I’ve never read Bloom’s book. First off, I reject his collectivist title; There IS no such thing as “The American Mind”. Secondly, why would I read amy book, the goal of which is to prove Americans are stupid? Thirdly, Ayn Rand warned about American philosophical decay long before Bloom ever thought of it. Atlas Shrugged pretty much sums up where we’re headed and why.
Bloom could have called the book “The Corruption Of The American Mind”, since it deals with the effects of a very serious, deliberate and designed effort by the Frankfurt School, among others. It goes on today apace.
As to Der Donald, I’m reminded that one can love for very wrong…even sick…reasons. Giving him the benefit of the doubt that he does love “America” in some respect does not put him in the same cohort with people who love America for its founding ideas and ideals.
Someone who loves Wilsonian America is my enemy, not my brother. The same is true of Obamic America. It may come to be that the same will be true of a T-rumpian America, which I will fight with everything I have when called for.
I read Bloom’s The Closing of the American Mind. And I agree. The book is jam-packed with insight. It took me ten months riding the train five days a week to read the entire thought-provoking book.
I also agree with the assessment of Bloom’s work and thought.
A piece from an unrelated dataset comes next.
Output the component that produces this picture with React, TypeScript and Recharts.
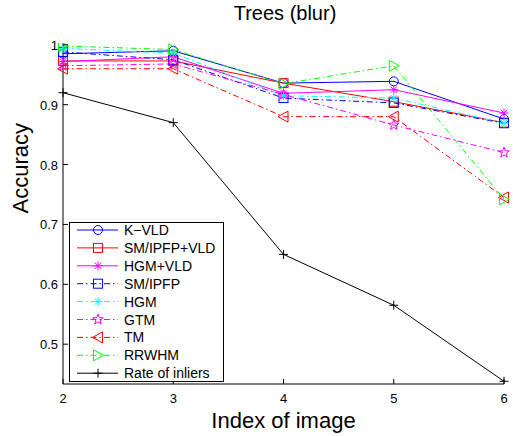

It is extensive and appears from many angles to be spot on.
Besides mentioning those who have been “weakening our convictions of the truth or superiority of American principles and our heroes”, under Part Two. Nihilism, American Style, Bloom has a chapter titled, The German Connection – the Frankfort School. In this chapter Bloom relates how German psychology and psychiatry have affected and altered American thinking (basically replacing absolutes and values with (in my estimation) existentialism and feelings in a world of no value (sounds familiar!). This brings me to the no-core-value candidate.
I do not agree with “…the fact that [Trump] ascribes to the traditional vision of America described by Bloom,”
Absolutely not. Having read Bloom’s book I would say that in no way does Trump posit “the traditional vision of America described by Bloom”, unless you now believe that sticking it to someone else to gain advantage is an American value. And, unless you believe that wealth is the earmark of value. And, unless you believe that denigrating others in underworld tones is American. There are too many examples of Trump’s nihilistic positivism to be considered here. No way. And in no way can Trump “Make America Great” again when he considers himself to be greatness. And then there is this…
“The failure to read good books both enfeebles the vision and strengthens our most fatal tendency—the belief that the here and now is all there is.” Allan Bloom.
I stumbled across this book when it first came out and was impressed that it was by a liberal. In those days liberals like Moynihan and Bloom made sense so it was easy to vote for democrats. They still make sense but liberal democrats are the only kind that remain and they are all sociopaths. Blue dogs are extinct.